## Aim
Write out each line of the listing as it stands, without the images.

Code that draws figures
====
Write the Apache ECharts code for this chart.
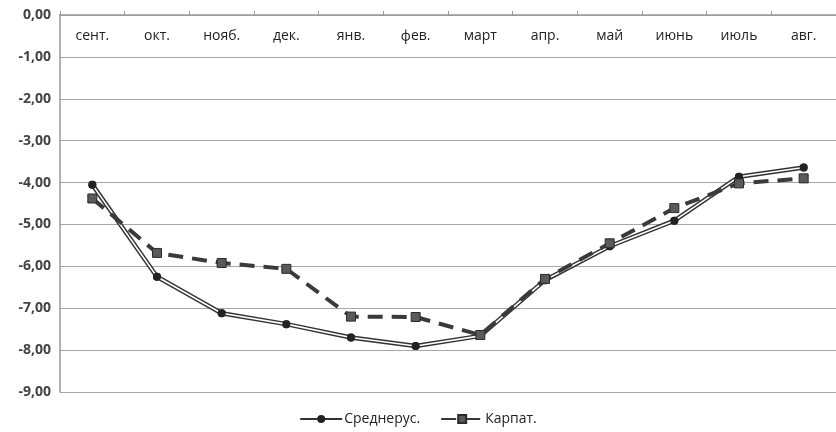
<!DOCTYPE html>
<html><head><meta charset="utf-8">
<script src="https://cdn.jsdelivr.net/npm/echarts@6/dist/echarts.min.js"></script>
<style>html,body{margin:0;padding:0;background:#fff}#c{width:836px;height:432px}</style>
</head><body><div id="c"></div>
<script>
const categories = ['сент.','окт.','нояб.','дек.','янв.','фев.','март','апр.','май','июнь','июль','авг.'];
const sredneruss = [-4.05,-6.25,-7.12,-7.38,-7.70,-7.90,-7.66,-6.33,-5.52,-4.91,-3.86,-3.64];
const karpat = [-4.38,-5.68,-5.92,-6.06,-7.20,-7.21,-7.64,-6.30,-5.45,-4.61,-4.02,-3.90];
const yTicks = {min:-9, max:0, interval:1};
const nameA = 'Среднерус.', nameB = 'Карпат.';

const chart = echarts.init(document.getElementById('c'), null, {renderer:'canvas'});
const font = 'Open Sans, Liberation Sans, sans-serif';
chart.setOption({
  animation:false,
  backgroundColor:'#fff',
  textStyle:{fontFamily:font},
  grid:{left:60, top:15, width:784, height:377, containLabel:false},
  legend:{
    bottom:1, left:'center', itemGap:20, itemWidth:42, itemHeight:10,
    textStyle:{fontSize:14, color:'#222', fontFamily:font, padding:[0,0,0,-3]},
    data:[nameA, nameB]
  },
  xAxis:{
    type:'category', data:categories, position:'top', boundaryGap:true,
    axisLine:{lineStyle:{color:'#999', width:1.5}},
    axisTick:{show:true, length:4, lineStyle:{color:'#999'}},
    axisLabel:{inside:true, margin:14, fontSize:14, color:'#222', fontFamily:font}
  },
  yAxis:{
    type:'value', min:yTicks.min, max:yTicks.max, interval:yTicks.interval,
    axisLine:{show:true, lineStyle:{color:'#999', width:1.5}},
    axisTick:{show:false},
    splitLine:{lineStyle:{color:'#a6a6a6', width:1.2}},
    axisLabel:{fontSize:14, fontWeight:'bold', color:'#444', margin:9, fontFamily:font,
      formatter:v=>v.toFixed(2).replace('.',',')}
  },
  series:[
    {name:nameA, type:'line', data:sredneruss, z:2,
     symbol:'circle', symbolSize:8,
     itemStyle:{color:'#222'},
     lineStyle:{color:'#333', width:4.5}},
    {name:'_inner', type:'line', data:sredneruss, z:3, symbol:'none',
     lineStyle:{color:'#fff', width:1.6}, silent:true},
    {name:'_dots', type:'line', data:sredneruss, z:4,
     symbol:'circle', symbolSize:8, showSymbol:true,
     itemStyle:{color:'#222'}, lineStyle:{width:0, opacity:0}},
    {name:nameB, type:'line', data:karpat, z:5,
     symbol:'rect', symbolSize:9,
     itemStyle:{color:'#5a5a5a', borderColor:'#2a2a2a', borderWidth:1},
     lineStyle:{color:'#3a3a3a', width:4, type:[15,9]}}
  ]
});
</script></body></html>
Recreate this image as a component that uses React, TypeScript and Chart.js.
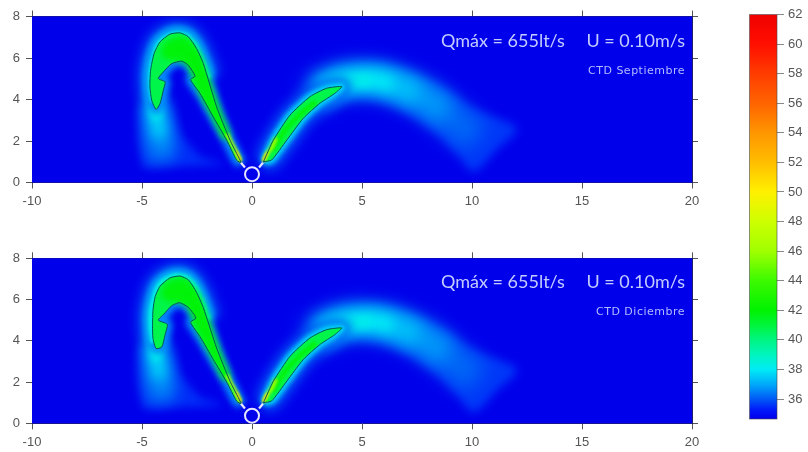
====
## Response to the exercise
Write the Apache ECharts code for this chart.
<!DOCTYPE html>
<html><head><meta charset="utf-8">
<script src="https://cdn.jsdelivr.net/npm/echarts@6/dist/echarts.min.js"></script>
<style>html,body{margin:0;padding:0;background:#fff}#c{width:836px;height:432px}</style>
</head><body><div id="c"></div>
<script>
const categories = ['сент.','окт.','нояб.','дек.','янв.','фев.','март','апр.','май','июнь','июль','авг.'];
const sredneruss = [-4.05,-6.25,-7.12,-7.38,-7.70,-7.90,-7.66,-6.33,-5.52,-4.91,-3.86,-3.64];
const karpat = [-4.38,-5.68,-5.92,-6.06,-7.20,-7.21,-7.64,-6.30,-5.45,-4.61,-4.02,-3.90];
const yTicks = {min:-9, max:0, interval:1};
const nameA = 'Среднерус.', nameB = 'Карпат.';

const chart = echarts.init(document.getElementById('c'), null, {renderer:'canvas'});
const font = 'Open Sans, Liberation Sans, sans-serif';
chart.setOption({
  animation:false,
  backgroundColor:'#fff',
  textStyle:{fontFamily:font},
  grid:{left:60, top:15, width:784, height:377, containLabel:false},
  legend:{
    bottom:1, left:'center', itemGap:20, itemWidth:42, itemHeight:10,
    textStyle:{fontSize:14, color:'#222', fontFamily:font, padding:[0,0,0,-3]},
    data:[nameA, nameB]
  },
  xAxis:{
    type:'category', data:categories, position:'top', boundaryGap:true,
    axisLine:{lineStyle:{color:'#999', width:1.5}},
    axisTick:{show:true, length:4, lineStyle:{color:'#999'}},
    axisLabel:{inside:true, margin:14, fontSize:14, color:'#222', fontFamily:font}
  },
  yAxis:{
    type:'value', min:yTicks.min, max:yTicks.max, interval:yTicks.interval,
    axisLine:{show:true, lineStyle:{color:'#999', width:1.5}},
    axisTick:{show:false},
    splitLine:{lineStyle:{color:'#a6a6a6', width:1.2}},
    axisLabel:{fontSize:14, fontWeight:'bold', color:'#444', margin:9, fontFamily:font,
      formatter:v=>v.toFixed(2).replace('.',',')}
  },
  series:[
    {name:nameA, type:'line', data:sredneruss, z:2,
     symbol:'circle', symbolSize:8,
     itemStyle:{color:'#222'},
     lineStyle:{color:'#333', width:4.5}},
    {name:'_inner', type:'line', data:sredneruss, z:3, symbol:'none',
     lineStyle:{color:'#fff', width:1.6}, silent:true},
    {name:'_dots', type:'line', data:sredneruss, z:4,
     symbol:'circle', symbolSize:8, showSymbol:true,
     itemStyle:{color:'#222'}, lineStyle:{width:0, opacity:0}},
    {name:nameB, type:'line', data:karpat, z:5,
     symbol:'rect', symbolSize:9,
     itemStyle:{color:'#5a5a5a', borderColor:'#2a2a2a', borderWidth:1},
     lineStyle:{color:'#3a3a3a', width:4, type:[15,9]}}
  ]
});
</script></body></html>
Recreate this image as a component that uses React, TypeScript and Chart.js.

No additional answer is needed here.